**OBJECTIVE:** Can you transcribe every line exactly and leave the pictures behind?
[start of INFORMATION SUPPLIED]
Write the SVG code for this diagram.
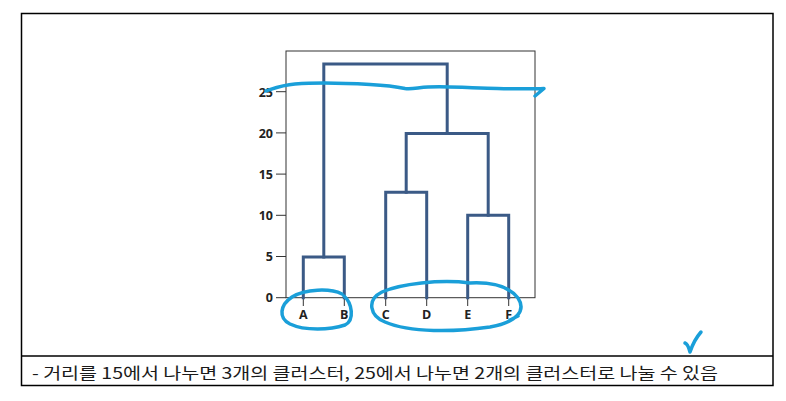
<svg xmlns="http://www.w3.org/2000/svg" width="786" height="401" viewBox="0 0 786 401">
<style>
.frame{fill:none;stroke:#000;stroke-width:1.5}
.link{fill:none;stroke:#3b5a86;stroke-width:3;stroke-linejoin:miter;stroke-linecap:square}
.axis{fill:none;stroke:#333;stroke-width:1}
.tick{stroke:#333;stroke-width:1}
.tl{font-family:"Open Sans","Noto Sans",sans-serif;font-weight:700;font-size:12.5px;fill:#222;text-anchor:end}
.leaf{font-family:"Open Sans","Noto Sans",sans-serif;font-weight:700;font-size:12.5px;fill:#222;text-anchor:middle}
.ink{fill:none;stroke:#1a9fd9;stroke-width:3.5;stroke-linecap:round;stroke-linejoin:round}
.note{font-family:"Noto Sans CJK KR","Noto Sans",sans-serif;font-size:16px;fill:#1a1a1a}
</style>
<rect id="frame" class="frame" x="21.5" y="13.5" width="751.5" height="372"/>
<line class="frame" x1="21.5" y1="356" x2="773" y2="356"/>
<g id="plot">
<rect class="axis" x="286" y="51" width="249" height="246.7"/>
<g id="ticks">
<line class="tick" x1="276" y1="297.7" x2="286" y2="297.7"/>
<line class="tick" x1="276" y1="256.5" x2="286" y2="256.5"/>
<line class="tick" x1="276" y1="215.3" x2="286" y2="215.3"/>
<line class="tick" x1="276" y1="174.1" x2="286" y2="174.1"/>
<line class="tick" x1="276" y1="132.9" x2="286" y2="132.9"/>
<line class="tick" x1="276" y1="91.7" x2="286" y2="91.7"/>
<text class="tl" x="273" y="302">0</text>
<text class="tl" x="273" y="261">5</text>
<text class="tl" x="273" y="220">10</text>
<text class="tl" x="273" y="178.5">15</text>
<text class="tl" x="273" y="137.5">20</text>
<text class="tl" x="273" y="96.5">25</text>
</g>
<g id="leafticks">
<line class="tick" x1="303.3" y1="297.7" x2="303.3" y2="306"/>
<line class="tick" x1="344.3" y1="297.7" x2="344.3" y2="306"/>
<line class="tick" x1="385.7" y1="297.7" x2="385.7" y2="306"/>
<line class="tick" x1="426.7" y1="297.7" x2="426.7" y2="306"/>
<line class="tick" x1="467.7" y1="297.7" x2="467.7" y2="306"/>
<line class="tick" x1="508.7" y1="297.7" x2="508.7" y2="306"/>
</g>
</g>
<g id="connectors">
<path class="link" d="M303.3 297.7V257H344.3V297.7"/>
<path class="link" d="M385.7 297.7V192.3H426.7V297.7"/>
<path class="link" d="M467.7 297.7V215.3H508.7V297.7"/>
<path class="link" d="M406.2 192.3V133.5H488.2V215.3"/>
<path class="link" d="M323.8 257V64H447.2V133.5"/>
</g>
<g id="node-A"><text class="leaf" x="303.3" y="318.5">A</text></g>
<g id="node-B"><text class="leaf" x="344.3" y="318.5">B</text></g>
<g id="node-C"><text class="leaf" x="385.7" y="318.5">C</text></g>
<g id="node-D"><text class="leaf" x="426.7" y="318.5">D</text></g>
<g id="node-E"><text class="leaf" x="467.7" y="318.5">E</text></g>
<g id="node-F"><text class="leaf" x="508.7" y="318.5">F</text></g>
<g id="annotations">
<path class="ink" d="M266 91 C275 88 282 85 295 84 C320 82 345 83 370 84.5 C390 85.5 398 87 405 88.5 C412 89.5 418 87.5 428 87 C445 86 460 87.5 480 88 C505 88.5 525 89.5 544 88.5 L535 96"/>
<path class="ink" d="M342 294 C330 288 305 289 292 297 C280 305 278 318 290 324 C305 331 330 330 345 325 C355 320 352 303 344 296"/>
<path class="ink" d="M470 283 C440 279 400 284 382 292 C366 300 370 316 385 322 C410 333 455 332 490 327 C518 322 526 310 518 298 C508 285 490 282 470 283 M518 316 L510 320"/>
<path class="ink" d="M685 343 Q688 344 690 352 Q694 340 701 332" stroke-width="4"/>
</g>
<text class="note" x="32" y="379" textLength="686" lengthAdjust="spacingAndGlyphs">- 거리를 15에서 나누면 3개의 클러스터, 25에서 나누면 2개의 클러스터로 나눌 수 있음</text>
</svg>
[end of INFORMATION SUPPLIED]
**REPLY:**
Write the SVG code for this diagram.
<svg xmlns="http://www.w3.org/2000/svg" width="786" height="401" viewBox="0 0 786 401">
<style>
.frame{fill:none;stroke:#000;stroke-width:1.5}
.link{fill:none;stroke:#3b5a86;stroke-width:3;stroke-linejoin:miter;stroke-linecap:square}
.axis{fill:none;stroke:#333;stroke-width:1}
.tick{stroke:#333;stroke-width:1}
.tl{font-family:"Open Sans","Noto Sans",sans-serif;font-weight:700;font-size:12.5px;fill:#222;text-anchor:end}
.leaf{font-family:"Open Sans","Noto Sans",sans-serif;font-weight:700;font-size:12.5px;fill:#222;text-anchor:middle}
.ink{fill:none;stroke:#1a9fd9;stroke-width:3.5;stroke-linecap:round;stroke-linejoin:round}
.note{font-family:"Noto Sans CJK KR","Noto Sans",sans-serif;font-size:16px;fill:#1a1a1a}
</style>
<rect id="frame" class="frame" x="21.5" y="13.5" width="751.5" height="372"/>
<line class="frame" x1="21.5" y1="356" x2="773" y2="356"/>
<g id="plot">
<rect class="axis" x="286" y="51" width="249" height="246.7"/>
<g id="ticks">
<line class="tick" x1="276" y1="297.7" x2="286" y2="297.7"/>
<line class="tick" x1="276" y1="256.5" x2="286" y2="256.5"/>
<line class="tick" x1="276" y1="215.3" x2="286" y2="215.3"/>
<line class="tick" x1="276" y1="174.1" x2="286" y2="174.1"/>
<line class="tick" x1="276" y1="132.9" x2="286" y2="132.9"/>
<line class="tick" x1="276" y1="91.7" x2="286" y2="91.7"/>
<text class="tl" x="273" y="302">0</text>
<text class="tl" x="273" y="261">5</text>
<text class="tl" x="273" y="220">10</text>
<text class="tl" x="273" y="178.5">15</text>
<text class="tl" x="273" y="137.5">20</text>
<text class="tl" x="273" y="96.5">25</text>
</g>
<g id="leafticks">
<line class="tick" x1="303.3" y1="297.7" x2="303.3" y2="306"/>
<line class="tick" x1="344.3" y1="297.7" x2="344.3" y2="306"/>
<line class="tick" x1="385.7" y1="297.7" x2="385.7" y2="306"/>
<line class="tick" x1="426.7" y1="297.7" x2="426.7" y2="306"/>
<line class="tick" x1="467.7" y1="297.7" x2="467.7" y2="306"/>
<line class="tick" x1="508.7" y1="297.7" x2="508.7" y2="306"/>
</g>
</g>
<g id="connectors">
<path class="link" d="M303.3 297.7V257H344.3V297.7"/>
<path class="link" d="M385.7 297.7V192.3H426.7V297.7"/>
<path class="link" d="M467.7 297.7V215.3H508.7V297.7"/>
<path class="link" d="M406.2 192.3V133.5H488.2V215.3"/>
<path class="link" d="M323.8 257V64H447.2V133.5"/>
</g>
<g id="node-A"><text class="leaf" x="303.3" y="318.5">A</text></g>
<g id="node-B"><text class="leaf" x="344.3" y="318.5">B</text></g>
<g id="node-C"><text class="leaf" x="385.7" y="318.5">C</text></g>
<g id="node-D"><text class="leaf" x="426.7" y="318.5">D</text></g>
<g id="node-E"><text class="leaf" x="467.7" y="318.5">E</text></g>
<g id="node-F"><text class="leaf" x="508.7" y="318.5">F</text></g>
<g id="annotations">
<path class="ink" d="M266 91 C275 88 282 85 295 84 C320 82 345 83 370 84.5 C390 85.5 398 87 405 88.5 C412 89.5 418 87.5 428 87 C445 86 460 87.5 480 88 C505 88.5 525 89.5 544 88.5 L535 96"/>
<path class="ink" d="M342 294 C330 288 305 289 292 297 C280 305 278 318 290 324 C305 331 330 330 345 325 C355 320 352 303 344 296"/>
<path class="ink" d="M470 283 C440 279 400 284 382 292 C366 300 370 316 385 322 C410 333 455 332 490 327 C518 322 526 310 518 298 C508 285 490 282 470 283 M518 316 L510 320"/>
<path class="ink" d="M685 343 Q688 344 690 352 Q694 340 701 332" stroke-width="4"/>
</g>
<text class="note" x="32" y="379" textLength="686" lengthAdjust="spacingAndGlyphs">- 거리를 15에서 나누면 3개의 클러스터, 25에서 나누면 2개의 클러스터로 나눌 수 있음</text>
</svg>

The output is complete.